Pandas: Select rows since last day/week/month in a DataFrame

Updated: February 22, 2024 By: Guest Contributor Post a comment

Introduction

Pandas is an open-source, BSD-licensed library providing high-performance, easy-to-use data structures, and data analysis tools for the Python programming language. One of the core features of Pandas is its ability to handle time series data effortlessly. In this tutorial, we’ll delve into how you can select rows based on time frames such as the last day, week, or month in a DataFrame.

Getting Started

First, ensure you have Pandas installed. You can install Pandas using pip:

pip install pandas

For this tutorial, we’ll also use the datetime module to work with dates. It’s a standard Python module, so there’s no need for installation.

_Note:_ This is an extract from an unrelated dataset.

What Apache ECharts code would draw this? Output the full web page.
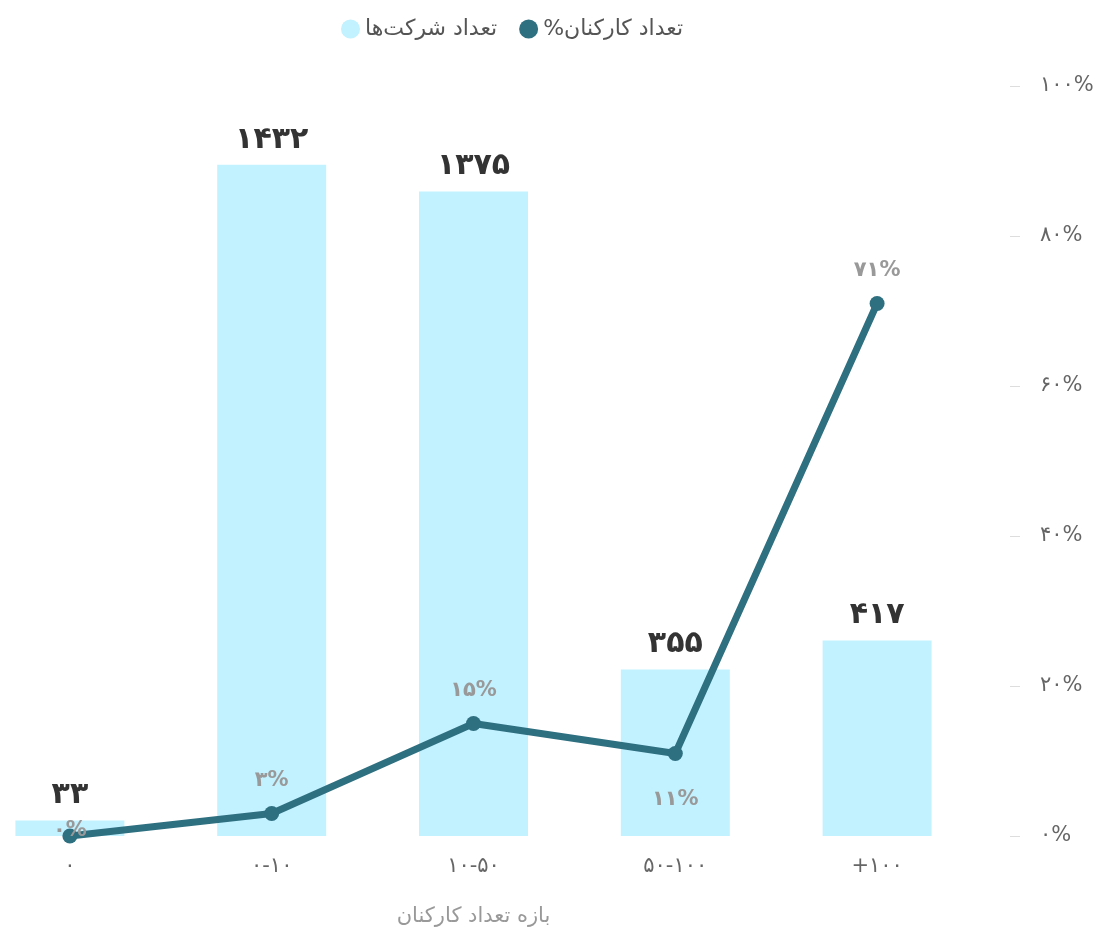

Creating a Sample DataFrame

Let’s start by creating a DataFrame with timestamped data. We’ll use this as our example throughout the tutorial:

import pandas as pd
from datetime import datetime, timedelta

# Create a sample DataFrame
data = {'date': ['2023-01-01', '2023-01-15', '2023-02-01', '2023-03-01',
 '2023-03-15', '2023-03-29'], 'value': [10, 15, 20, 25, 30, 35]}
df = pd.DataFrame(data)
df['date'] = pd.to_datetime(df['date'])
print(df)

This code snippet creates a DataFrame with a ‘date’ column containing dates and a ‘value’ column with some numerical values. Notice how we convert the ‘date’ column to Datetime format using pd.to_datetime().

Selecting Rows from the Last Day

To select rows from the last day, we calculate the most recent date in our DataFrame and subtract a day from it:

last_day = df['date'].max() - pd.Timedelta(days=1)
last_day_rows = df[df['date'] > last_day]
print(last_day_rows)

This code calculates the most recent day in the ‘date’ column and selects rows where the date is greater than this day minus one. The output will show rows from the last day, if any.

Selecting Rows from the Last Week

Similar to selecting rows from the last day, we can select rows from the last week by subtracting seven days from the most recent date in our DataFrame:

last_week = df['date'].max() - pd.Timedelta(days=7)
last_week_rows = df[df['date'] > last_week]
print(last_week_rows)

This snippet selects ranges that fall within the last week. Depending on your DataFrame’s dates, the output will show all rows from the past seven days.

Selecting Rows from the Last Month

For selecting rows from the last month, we use a slightly different approach. Since months vary in length, we’ll use the pd.DateOffset() function:

last_month = df['date'].max() - pd.DateOffset(months=1)
last_month_rows = df[df['date'] > last_month]
print(last_month_rows)

This calculation considers the variable length of months and selects rows from the previous month based on the most recent date in the DataFrame. The exact output will vary based on your DataFrame’s dates.

Advanced Selection Using Relative Time Frames

You can go a step further by making your time frame selection relative to the current date rather than the most recent date in the DataFrame. Here’s how to select rows from the last week relative to the current date:

current_date = pd.to_datetime('today')
last_week_relative = current_date - pd.Timedelta(days=7)
relative_last_week_rows = df[df['date'] > last_week_relative]
print(relative_last_week_rows)

This approach allows you to select data ranges relative to today’s date, which is particularly useful for periodically updating reports or analyses.

Conclusion

In this tutorial, we’ve explored various methods for selecting rows in a Pandas DataFrame based on time frames such as the last day, week, or month. Using Pandas’ powerful date and time functionalities allows you to handle time series data effectively, making data analysis tasks simpler and more intuitive. Remember, the examples shown are customizable based on your specific data set and analysis needs. Happy coding!